--- Start ---
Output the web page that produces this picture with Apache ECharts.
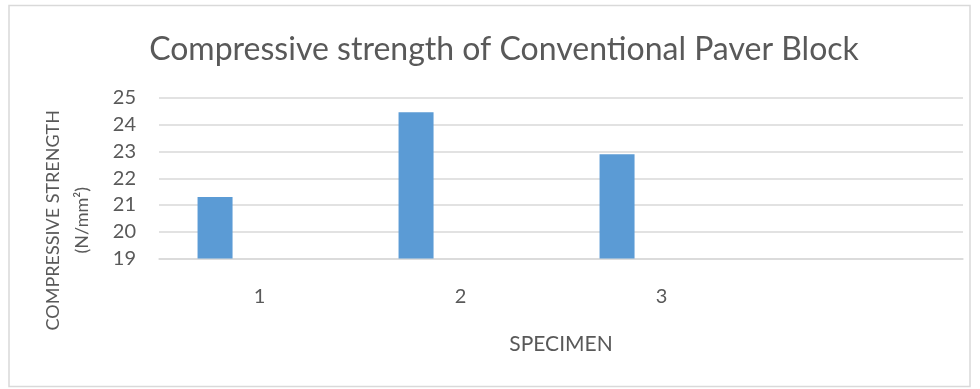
<!DOCTYPE html>
<html>
<head>
<meta charset="utf-8">
<title>Compressive strength of Conventional Paver Block</title>
<script src="https://cdn.jsdelivr.net/npm/echarts@6/dist/echarts.min.js"></script>
<style>
  html, body { margin: 0; padding: 0; background: #ffffff; }
  #chart { width: 980px; height: 389px; }
</style>
</head>
<body>
<div id="chart"></div>
<script>
// Specimen categories (the fourth slot is left blank on the axis)
const specimens = ['1', '2', '3', ''];
// Compressive strength per specimen, N/mm²
const strength = [21.3, 24.47, 22.9, null];
// Empty companion series that reserve the remaining bar slots in each group
const spareA = [null, null, null, null];
const spareB = [null, null, null, null];
// Value axis range
const yMin = 19;
const yMax = 25;
const yStep = 1;

const textColor = '#595959';
const gridColor = '#D9D9D9';
const font = 'Lato';

const chart = echarts.init(document.getElementById('chart'), null, { renderer: 'canvas' });

chart.setOption({
  backgroundColor: '#ffffff',
  animation: false,
  title: {
    text: 'Compressive strength of Conventional Paver Block',
    left: 499,
    top: 29,
    textAlign: 'center',
    textStyle: { fontFamily: font, fontSize: 32, fontWeight: 'normal', color: textColor }
  },
  grid: { left: 159, right: 17, top: 98, bottom: 130.5, containLabel: false },
  xAxis: {
    type: 'category',
    data: specimens,
    name: 'SPECIMEN',
    nameLocation: 'middle',
    nameGap: 75,
    nameTextStyle: { fontFamily: font, fontSize: 21, color: textColor },
    axisLine: { show: true, lineStyle: { color: gridColor, width: 1.5 } },
    axisTick: { show: false },
    axisLabel: { fontFamily: font, fontSize: 20, color: textColor, margin: 28 }
  },
  yAxis: {
    type: 'value',
    min: yMin,
    max: yMax,
    interval: yStep,
    name: 'COMPRESSIVE STRENGTH\n(N/mm²)',
    nameLocation: 'middle',
    nameGap: 62,
    nameRotate: 90,
    nameTextStyle: {
      fontFamily: font, fontSize: 18, color: textColor,
      lineHeight: 29, align: 'center', padding: [0, 84, 0, 0]
    },
    axisLine: { show: false },
    axisTick: { show: false },
    axisLabel: { fontFamily: font, fontSize: 20, color: textColor, margin: 23 },
    splitLine: { show: true, lineStyle: { color: gridColor, width: 1.5 } }
  },
  series: [
    {
      name: 'Strength',
      type: 'bar',
      data: strength,
      barWidth: 35,
      barGap: '27%',
      itemStyle: { color: '#5B9BD5' }
    },
    { name: 'Spare A', type: 'bar', data: spareA, barWidth: 35, barGap: '27%' },
    { name: 'Spare B', type: 'bar', data: spareB, barWidth: 35, barGap: '27%' }
  ],
  graphic: [
    {
      type: 'rect',
      shape: { x: 9, y: 5.5, width: 961, height: 381 },
      style: { fill: 'none', stroke: gridColor, lineWidth: 1.5 },
      silent: true
    }
  ]
});
</script>
</body>
</html>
--- End ---
▶ _WHAT YOU NEED TO DO_
Pick out the lines containing the string "that" and show them.

▶ _SOLUTION TO THE PROBLEM_
Output the web page that produces this picture with Apache ECharts.
// Empty companion series that reserve the remaining bar slots in each group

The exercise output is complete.